● TASK DIRECTIONS
Exactly the lines from the one containing "Convert this chart" through the one containing "from matplotlib.lines import Line2D" are to be returned, please, without any pictures.

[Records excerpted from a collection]
## Begin

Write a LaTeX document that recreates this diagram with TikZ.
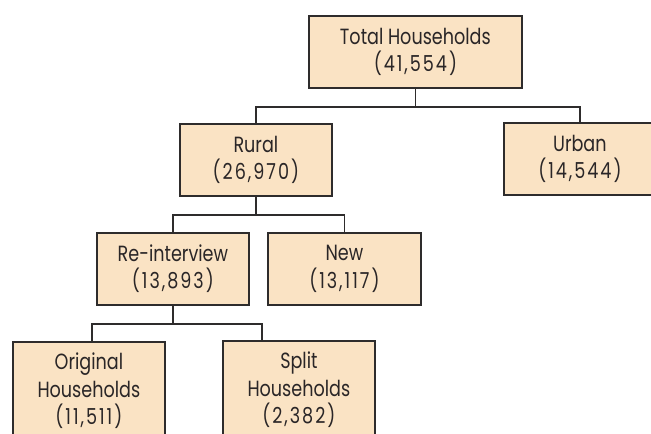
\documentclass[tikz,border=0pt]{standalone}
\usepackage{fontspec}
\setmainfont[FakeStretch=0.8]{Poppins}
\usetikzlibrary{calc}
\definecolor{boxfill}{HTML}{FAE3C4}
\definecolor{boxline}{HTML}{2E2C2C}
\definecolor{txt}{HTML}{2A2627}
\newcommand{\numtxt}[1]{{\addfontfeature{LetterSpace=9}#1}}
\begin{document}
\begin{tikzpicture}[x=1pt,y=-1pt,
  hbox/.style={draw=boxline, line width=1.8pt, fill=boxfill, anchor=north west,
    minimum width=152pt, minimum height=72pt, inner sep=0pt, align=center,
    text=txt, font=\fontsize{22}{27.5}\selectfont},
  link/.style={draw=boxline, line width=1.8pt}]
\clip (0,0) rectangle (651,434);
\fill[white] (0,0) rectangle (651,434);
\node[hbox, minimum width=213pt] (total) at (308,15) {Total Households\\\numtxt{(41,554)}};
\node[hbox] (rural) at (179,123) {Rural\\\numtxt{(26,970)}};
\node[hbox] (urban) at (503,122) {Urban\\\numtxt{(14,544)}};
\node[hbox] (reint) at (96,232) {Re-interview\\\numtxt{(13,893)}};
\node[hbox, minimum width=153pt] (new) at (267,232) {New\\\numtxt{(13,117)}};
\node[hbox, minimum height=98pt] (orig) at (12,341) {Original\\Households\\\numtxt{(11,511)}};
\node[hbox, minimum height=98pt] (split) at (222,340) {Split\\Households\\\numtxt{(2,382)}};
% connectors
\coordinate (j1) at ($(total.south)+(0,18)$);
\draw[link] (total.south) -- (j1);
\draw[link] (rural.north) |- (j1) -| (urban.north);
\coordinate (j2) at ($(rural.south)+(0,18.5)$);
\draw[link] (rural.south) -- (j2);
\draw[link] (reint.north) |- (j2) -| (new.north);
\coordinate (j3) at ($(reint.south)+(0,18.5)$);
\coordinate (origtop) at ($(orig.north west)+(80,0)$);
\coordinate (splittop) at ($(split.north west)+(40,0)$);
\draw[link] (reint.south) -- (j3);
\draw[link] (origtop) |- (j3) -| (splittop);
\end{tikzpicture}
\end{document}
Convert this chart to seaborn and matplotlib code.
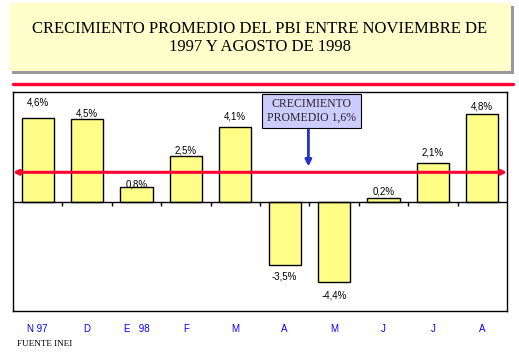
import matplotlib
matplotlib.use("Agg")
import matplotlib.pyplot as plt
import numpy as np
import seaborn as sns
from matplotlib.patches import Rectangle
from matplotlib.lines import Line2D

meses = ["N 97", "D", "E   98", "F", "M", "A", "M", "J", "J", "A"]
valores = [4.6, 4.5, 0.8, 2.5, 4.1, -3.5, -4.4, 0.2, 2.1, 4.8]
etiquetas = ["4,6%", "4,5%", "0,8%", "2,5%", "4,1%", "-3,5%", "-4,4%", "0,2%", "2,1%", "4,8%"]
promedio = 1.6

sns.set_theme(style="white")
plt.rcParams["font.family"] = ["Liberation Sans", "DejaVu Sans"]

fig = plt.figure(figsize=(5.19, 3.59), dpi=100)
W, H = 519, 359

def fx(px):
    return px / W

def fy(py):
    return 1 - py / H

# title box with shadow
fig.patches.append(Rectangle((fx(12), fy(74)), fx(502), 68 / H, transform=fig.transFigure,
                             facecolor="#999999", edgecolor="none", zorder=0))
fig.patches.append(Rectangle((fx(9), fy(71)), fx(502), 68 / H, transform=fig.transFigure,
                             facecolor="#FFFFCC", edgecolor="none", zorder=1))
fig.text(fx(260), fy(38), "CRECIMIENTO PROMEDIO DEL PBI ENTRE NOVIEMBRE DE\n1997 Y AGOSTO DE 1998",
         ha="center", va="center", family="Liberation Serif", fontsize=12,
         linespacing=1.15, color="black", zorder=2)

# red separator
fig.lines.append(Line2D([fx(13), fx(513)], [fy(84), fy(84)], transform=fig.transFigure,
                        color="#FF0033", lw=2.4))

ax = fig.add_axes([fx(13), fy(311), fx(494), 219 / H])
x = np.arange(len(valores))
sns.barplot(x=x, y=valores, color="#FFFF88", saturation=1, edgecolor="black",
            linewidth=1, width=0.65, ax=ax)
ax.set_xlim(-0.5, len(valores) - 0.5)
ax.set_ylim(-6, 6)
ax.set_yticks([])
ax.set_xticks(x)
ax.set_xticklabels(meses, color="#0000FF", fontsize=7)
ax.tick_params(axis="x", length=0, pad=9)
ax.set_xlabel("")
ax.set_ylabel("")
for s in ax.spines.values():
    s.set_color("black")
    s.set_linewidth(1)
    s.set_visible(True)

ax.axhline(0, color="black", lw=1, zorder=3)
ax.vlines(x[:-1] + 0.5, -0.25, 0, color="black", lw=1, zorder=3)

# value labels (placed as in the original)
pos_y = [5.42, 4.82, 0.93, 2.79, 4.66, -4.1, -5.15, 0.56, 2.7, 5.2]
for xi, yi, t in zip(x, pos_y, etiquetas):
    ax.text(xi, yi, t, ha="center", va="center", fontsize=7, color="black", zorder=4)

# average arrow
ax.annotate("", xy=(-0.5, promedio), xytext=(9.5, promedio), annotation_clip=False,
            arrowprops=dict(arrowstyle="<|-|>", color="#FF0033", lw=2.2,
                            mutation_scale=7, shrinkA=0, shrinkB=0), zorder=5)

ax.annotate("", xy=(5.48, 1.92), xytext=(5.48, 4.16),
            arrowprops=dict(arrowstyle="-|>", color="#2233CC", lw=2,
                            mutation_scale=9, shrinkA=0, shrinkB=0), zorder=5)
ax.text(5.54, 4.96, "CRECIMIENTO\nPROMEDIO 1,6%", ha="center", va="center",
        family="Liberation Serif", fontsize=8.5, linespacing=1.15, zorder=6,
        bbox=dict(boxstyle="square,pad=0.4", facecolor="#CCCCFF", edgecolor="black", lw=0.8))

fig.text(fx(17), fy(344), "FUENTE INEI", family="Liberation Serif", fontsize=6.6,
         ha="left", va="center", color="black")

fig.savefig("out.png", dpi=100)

## End

● REPLY
Convert this chart to seaborn and matplotlib code.
import matplotlib
matplotlib.use("Agg")
import matplotlib.pyplot as plt
import numpy as np
import seaborn as sns
from matplotlib.patches import Rectangle
from matplotlib.lines import Line2D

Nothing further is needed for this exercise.